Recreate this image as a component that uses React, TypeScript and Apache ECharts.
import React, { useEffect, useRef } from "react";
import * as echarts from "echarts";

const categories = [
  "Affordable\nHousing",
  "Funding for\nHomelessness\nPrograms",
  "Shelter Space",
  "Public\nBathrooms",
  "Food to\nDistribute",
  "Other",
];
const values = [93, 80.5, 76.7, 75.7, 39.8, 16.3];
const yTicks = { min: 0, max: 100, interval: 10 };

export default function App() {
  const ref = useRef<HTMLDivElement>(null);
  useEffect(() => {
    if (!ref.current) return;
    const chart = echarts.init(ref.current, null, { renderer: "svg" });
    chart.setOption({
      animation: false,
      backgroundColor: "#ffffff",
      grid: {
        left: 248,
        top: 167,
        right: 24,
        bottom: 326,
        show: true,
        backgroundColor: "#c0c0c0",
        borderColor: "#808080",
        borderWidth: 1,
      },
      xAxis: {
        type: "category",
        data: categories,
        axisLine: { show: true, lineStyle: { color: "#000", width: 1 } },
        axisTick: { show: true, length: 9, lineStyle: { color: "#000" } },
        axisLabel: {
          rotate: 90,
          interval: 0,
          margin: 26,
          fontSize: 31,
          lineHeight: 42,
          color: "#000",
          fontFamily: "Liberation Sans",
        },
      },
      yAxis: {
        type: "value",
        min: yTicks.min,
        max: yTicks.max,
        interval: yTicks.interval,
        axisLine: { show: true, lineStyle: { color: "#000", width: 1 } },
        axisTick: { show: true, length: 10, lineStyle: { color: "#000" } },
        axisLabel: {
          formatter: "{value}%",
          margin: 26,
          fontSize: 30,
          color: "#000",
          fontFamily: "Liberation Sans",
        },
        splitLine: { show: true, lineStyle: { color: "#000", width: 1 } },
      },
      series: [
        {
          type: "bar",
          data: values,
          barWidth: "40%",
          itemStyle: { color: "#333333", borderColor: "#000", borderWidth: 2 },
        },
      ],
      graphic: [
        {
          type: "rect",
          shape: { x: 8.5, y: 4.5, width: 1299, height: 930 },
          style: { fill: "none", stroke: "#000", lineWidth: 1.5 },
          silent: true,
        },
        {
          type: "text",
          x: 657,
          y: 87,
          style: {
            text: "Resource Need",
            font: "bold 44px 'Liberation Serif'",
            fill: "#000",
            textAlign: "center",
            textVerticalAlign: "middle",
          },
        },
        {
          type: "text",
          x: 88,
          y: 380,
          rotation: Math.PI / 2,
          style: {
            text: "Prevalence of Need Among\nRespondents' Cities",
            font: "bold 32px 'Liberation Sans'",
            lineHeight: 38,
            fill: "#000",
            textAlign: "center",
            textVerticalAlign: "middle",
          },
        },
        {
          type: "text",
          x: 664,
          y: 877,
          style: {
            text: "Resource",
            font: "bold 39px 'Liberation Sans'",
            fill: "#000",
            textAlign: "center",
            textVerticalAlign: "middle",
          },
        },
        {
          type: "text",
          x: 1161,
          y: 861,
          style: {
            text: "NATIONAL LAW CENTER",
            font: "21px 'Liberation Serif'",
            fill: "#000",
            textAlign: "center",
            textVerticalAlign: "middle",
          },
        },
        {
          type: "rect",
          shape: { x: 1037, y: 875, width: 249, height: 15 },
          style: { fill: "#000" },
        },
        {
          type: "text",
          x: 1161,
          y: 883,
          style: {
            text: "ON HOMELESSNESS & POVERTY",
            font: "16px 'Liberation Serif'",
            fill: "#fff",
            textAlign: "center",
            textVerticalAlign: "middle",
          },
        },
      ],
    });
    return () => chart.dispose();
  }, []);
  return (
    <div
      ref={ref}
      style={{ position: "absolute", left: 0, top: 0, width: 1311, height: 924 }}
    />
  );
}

--- JOB ---
Everything from the first line of the data through the line containing "100, interval: 10" should be echoed exactly. Add nothing.

--- RESPONSE TO THE TASK ---
Recreate this image as a component that uses React, TypeScript and Apache ECharts.
import React, { useEffect, useRef } from "react";
import * as echarts from "echarts";

const categories = [
  "Affordable\nHousing",
  "Funding for\nHomelessness\nPrograms",
  "Shelter Space",
  "Public\nBathrooms",
  "Food to\nDistribute",
  "Other",
];
const values = [93, 80.5, 76.7, 75.7, 39.8, 16.3];
const yTicks = { min: 0, max: 100, interval: 10 };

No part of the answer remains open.